→ DIRECTION:
The listing below must be repeated word for word, with its images excluded.

→ DATA FOR PROCESSING:
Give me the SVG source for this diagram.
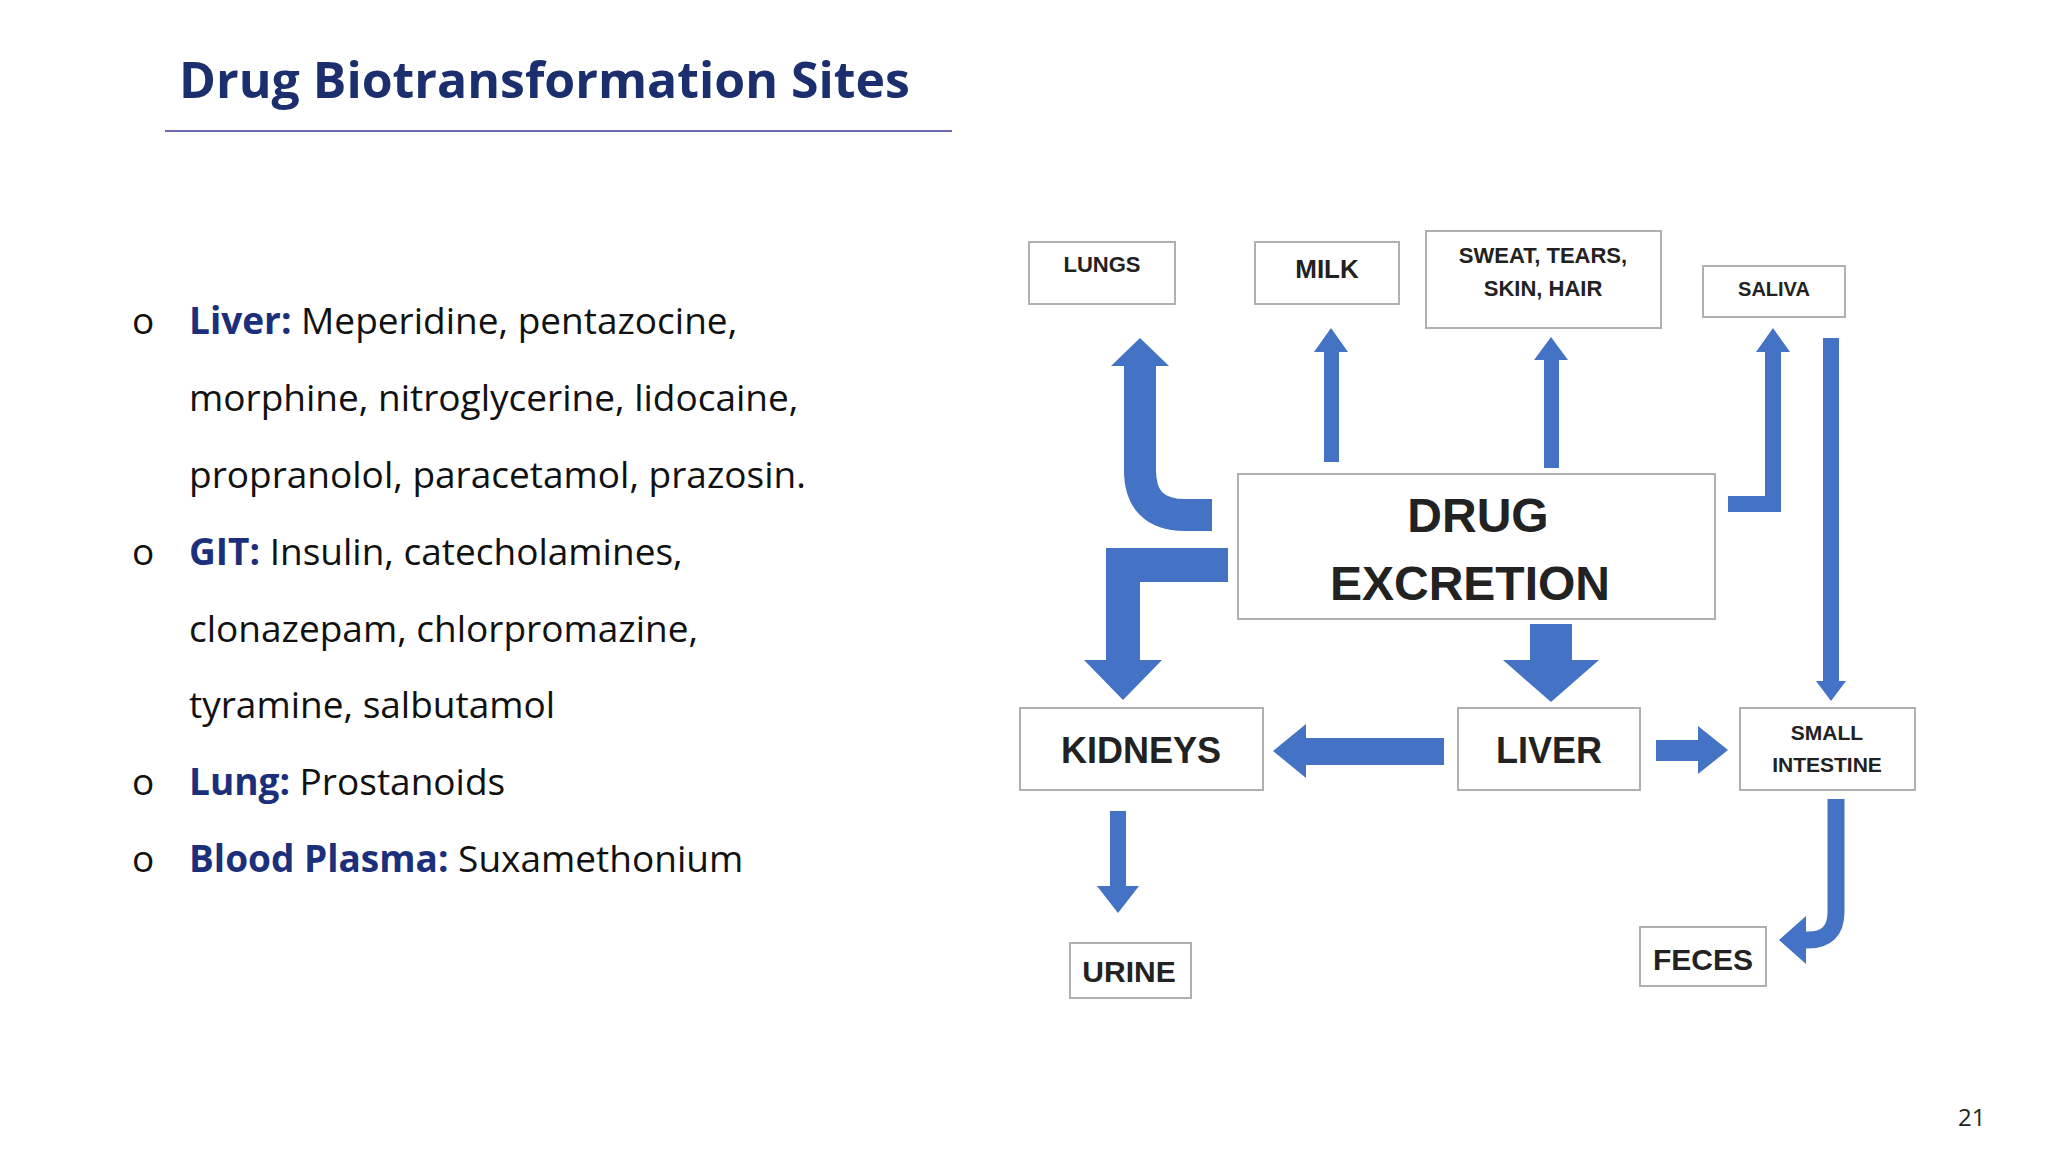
<svg xmlns="http://www.w3.org/2000/svg" width="2048" height="1152" viewBox="0 0 2048 1152">
<style>
.t{font-family:"Open Sans","Liberation Sans",sans-serif;font-size:37px;fill:#111}
.b{font-weight:bold;fill:#1b2f7a}
.box{fill:#fff;stroke:#b0b0b0;stroke-width:2}
.bt{font-family:"Liberation Sans",sans-serif;font-weight:bold;fill:#222;text-anchor:middle}
.a{fill:#4472c4}
.s{fill:none;stroke:#4472c4}
</style>
<rect width="2048" height="1152" fill="#fff"/>
<text x="179" y="98" font-family="Open Sans,Liberation Sans,sans-serif" font-weight="bold" font-size="50" fill="#1b2f6e">Drug Biotransformation Sites</text>
<line x1="165" y1="131" x2="952" y2="131" stroke="#3a3aa0" stroke-width="1.5"/>
<g class="t">
<text x="132" y="334">o</text><text x="189" y="334"><tspan class="b">Liver:</tspan> Meperidine, pentazocine,</text>
<text x="189" y="411">morphine, nitroglycerine, lidocaine,</text>
<text x="189" y="488">propranolol, paracetamol, prazosin.</text>
<text x="132" y="565">o</text><text x="189" y="565"><tspan class="b">GIT:</tspan> Insulin, catecholamines,</text>
<text x="189" y="642">clonazepam, chlorpromazine,</text>
<text x="189" y="718">tyramine, salbutamol</text>
<text x="132" y="795">o</text><text x="189" y="795"><tspan class="b">Lung:</tspan> Prostanoids</text>
<text x="132" y="872">o</text><text x="189" y="872"><tspan class="b">Blood Plasma:</tspan> Suxamethonium</text>
</g>
<text x="1958" y="1126" font-family="Open Sans,Liberation Sans,sans-serif" font-size="24" fill="#222">21</text>
<g id="connectors">
<path class="s" stroke-width="32" d="M1212,515 H1185 Q1140,515 1140,470 V362"/>
<polygon class="a" points="1140,338 1111,366 1169,366"/>
<rect class="a" x="1324" y="348" width="15" height="114"/>
<polygon class="a" points="1331,328 1314,352 1348,352"/>
<rect class="a" x="1544" y="356" width="15" height="112"/>
<polygon class="a" points="1551,337 1534,360 1568,360"/>
<path class="s" stroke-width="16" d="M1728,504 H1773 V348"/>
<polygon class="a" points="1773,328 1756,352 1790,352"/>
<rect class="a" x="1823" y="338" width="16" height="345"/>
<polygon class="a" points="1831,701 1816,681 1846,681"/>
<path class="s" stroke-width="34" d="M1228,565 H1123 V662"/>
<polygon class="a" points="1123,700 1084,660 1162,660"/>
<rect class="a" x="1530" y="624" width="42" height="38"/>
<polygon class="a" points="1551,702 1503,660 1599,660"/>
<rect class="a" x="1304" y="738" width="140" height="27"/>
<polygon class="a" points="1273,751 1306,724 1306,778"/>
<rect class="a" x="1656" y="740" width="44" height="21"/>
<polygon class="a" points="1728,750 1698,726 1698,774"/>
<rect class="a" x="1110" y="811" width="16" height="79"/>
<polygon class="a" points="1118,913 1097,886 1139,886"/>
<path class="s" stroke-width="17" d="M1836,799 V912 Q1836,940 1808,940 H1800"/>
<polygon class="a" points="1779,940 1806,916 1806,964"/>
</g>
<g id="lungs"><rect class="box" x="1029" y="242" width="146" height="62"/><text class="bt" x="1102" y="272" font-size="22">LUNGS</text></g>
<g id="milk"><rect class="box" x="1255" y="242" width="144" height="62"/><text class="bt" x="1327" y="278" font-size="26">MILK</text></g>
<g id="sweat"><rect class="box" x="1426" y="231" width="235" height="97"/><text class="bt" x="1543" y="263" font-size="22">SWEAT, TEARS,</text><text class="bt" x="1543" y="296" font-size="22">SKIN, HAIR</text></g>
<g id="saliva"><rect class="box" x="1703" y="266" width="142" height="51"/><text class="bt" x="1774" y="296" font-size="20">SALIVA</text></g>
<g id="drug"><rect class="box" x="1238" y="474" width="477" height="145"/><text class="bt" x="1478" y="532" font-size="48" font-weight="900">DRUG</text><text class="bt" x="1470" y="600" font-size="48" font-weight="900">EXCRETION</text></g>
<g id="kidneys"><rect class="box" x="1020" y="708" width="243" height="82"/><text class="bt" x="1141" y="763" font-size="36">KIDNEYS</text></g>
<g id="liver"><rect class="box" x="1458" y="708" width="182" height="82"/><text class="bt" x="1549" y="763" font-size="36">LIVER</text></g>
<g id="small"><rect class="box" x="1740" y="708" width="175" height="82"/><text class="bt" x="1827" y="740" font-size="21">SMALL</text><text class="bt" x="1827" y="772" font-size="21">INTESTINE</text></g>
<g id="urine"><rect class="box" x="1070" y="943" width="121" height="55"/><text class="bt" x="1129" y="982" font-size="30">URINE</text></g>
<g id="feces"><rect class="box" x="1640" y="927" width="126" height="59"/><text class="bt" x="1703" y="970" font-size="30">FECES</text></g>
</svg>
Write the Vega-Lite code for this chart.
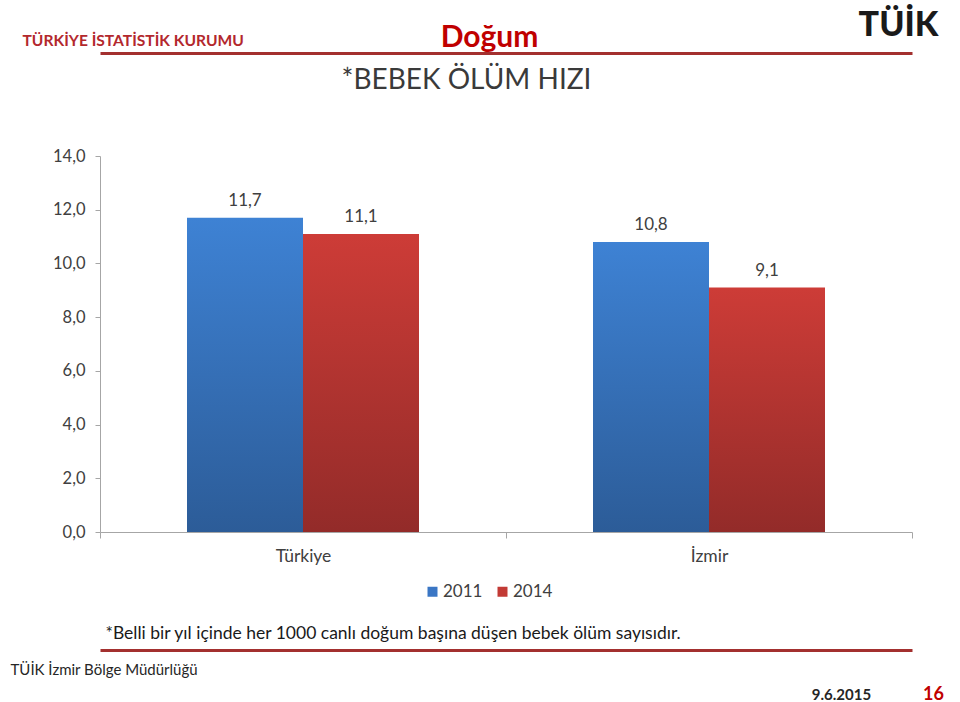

→ CORRECT ANSWER:
Give me the SVG source for this diagram.
<svg xmlns="http://www.w3.org/2000/svg" width="2048" height="1152" viewBox="0 0 2048 1152">
<style>
.t{font-family:"Open Sans","Liberation Sans",sans-serif;font-size:37px;fill:#111}
.b{font-weight:bold;fill:#1b2f7a}
.box{fill:#fff;stroke:#b0b0b0;stroke-width:2}
.bt{font-family:"Liberation Sans",sans-serif;font-weight:bold;fill:#222;text-anchor:middle}
.a{fill:#4472c4}
.s{fill:none;stroke:#4472c4}
</style>
<rect width="2048" height="1152" fill="#fff"/>
<text x="179" y="98" font-family="Open Sans,Liberation Sans,sans-serif" font-weight="bold" font-size="50" fill="#1b2f6e">Drug Biotransformation Sites</text>
<line x1="165" y1="131" x2="952" y2="131" stroke="#3a3aa0" stroke-width="1.5"/>
<g class="t">
<text x="132" y="334">o</text><text x="189" y="334"><tspan class="b">Liver:</tspan> Meperidine, pentazocine,</text>
<text x="189" y="411">morphine, nitroglycerine, lidocaine,</text>
<text x="189" y="488">propranolol, paracetamol, prazosin.</text>
<text x="132" y="565">o</text><text x="189" y="565"><tspan class="b">GIT:</tspan> Insulin, catecholamines,</text>
<text x="189" y="642">clonazepam, chlorpromazine,</text>
<text x="189" y="718">tyramine, salbutamol</text>
<text x="132" y="795">o</text><text x="189" y="795"><tspan class="b">Lung:</tspan> Prostanoids</text>
<text x="132" y="872">o</text><text x="189" y="872"><tspan class="b">Blood Plasma:</tspan> Suxamethonium</text>
</g>
<text x="1958" y="1126" font-family="Open Sans,Liberation Sans,sans-serif" font-size="24" fill="#222">21</text>
<g id="connectors">
<path class="s" stroke-width="32" d="M1212,515 H1185 Q1140,515 1140,470 V362"/>
<polygon class="a" points="1140,338 1111,366 1169,366"/>
<rect class="a" x="1324" y="348" width="15" height="114"/>
<polygon class="a" points="1331,328 1314,352 1348,352"/>
<rect class="a" x="1544" y="356" width="15" height="112"/>
<polygon class="a" points="1551,337 1534,360 1568,360"/>
<path class="s" stroke-width="16" d="M1728,504 H1773 V348"/>
<polygon class="a" points="1773,328 1756,352 1790,352"/>
<rect class="a" x="1823" y="338" width="16" height="345"/>
<polygon class="a" points="1831,701 1816,681 1846,681"/>
<path class="s" stroke-width="34" d="M1228,565 H1123 V662"/>
<polygon class="a" points="1123,700 1084,660 1162,660"/>
<rect class="a" x="1530" y="624" width="42" height="38"/>
<polygon class="a" points="1551,702 1503,660 1599,660"/>
<rect class="a" x="1304" y="738" width="140" height="27"/>
<polygon class="a" points="1273,751 1306,724 1306,778"/>
<rect class="a" x="1656" y="740" width="44" height="21"/>
<polygon class="a" points="1728,750 1698,726 1698,774"/>
<rect class="a" x="1110" y="811" width="16" height="79"/>
<polygon class="a" points="1118,913 1097,886 1139,886"/>
<path class="s" stroke-width="17" d="M1836,799 V912 Q1836,940 1808,940 H1800"/>
<polygon class="a" points="1779,940 1806,916 1806,964"/>
</g>
<g id="lungs"><rect class="box" x="1029" y="242" width="146" height="62"/><text class="bt" x="1102" y="272" font-size="22">LUNGS</text></g>
<g id="milk"><rect class="box" x="1255" y="242" width="144" height="62"/><text class="bt" x="1327" y="278" font-size="26">MILK</text></g>
<g id="sweat"><rect class="box" x="1426" y="231" width="235" height="97"/><text class="bt" x="1543" y="263" font-size="22">SWEAT, TEARS,</text><text class="bt" x="1543" y="296" font-size="22">SKIN, HAIR</text></g>
<g id="saliva"><rect class="box" x="1703" y="266" width="142" height="51"/><text class="bt" x="1774" y="296" font-size="20">SALIVA</text></g>
<g id="drug"><rect class="box" x="1238" y="474" width="477" height="145"/><text class="bt" x="1478" y="532" font-size="48" font-weight="900">DRUG</text><text class="bt" x="1470" y="600" font-size="48" font-weight="900">EXCRETION</text></g>
<g id="kidneys"><rect class="box" x="1020" y="708" width="243" height="82"/><text class="bt" x="1141" y="763" font-size="36">KIDNEYS</text></g>
<g id="liver"><rect class="box" x="1458" y="708" width="182" height="82"/><text class="bt" x="1549" y="763" font-size="36">LIVER</text></g>
<g id="small"><rect class="box" x="1740" y="708" width="175" height="82"/><text class="bt" x="1827" y="740" font-size="21">SMALL</text><text class="bt" x="1827" y="772" font-size="21">INTESTINE</text></g>
<g id="urine"><rect class="box" x="1070" y="943" width="121" height="55"/><text class="bt" x="1129" y="982" font-size="30">URINE</text></g>
<g id="feces"><rect class="box" x="1640" y="927" width="126" height="59"/><text class="bt" x="1703" y="970" font-size="30">FECES</text></g>
</svg>
Write the Vega-Lite code for this chart.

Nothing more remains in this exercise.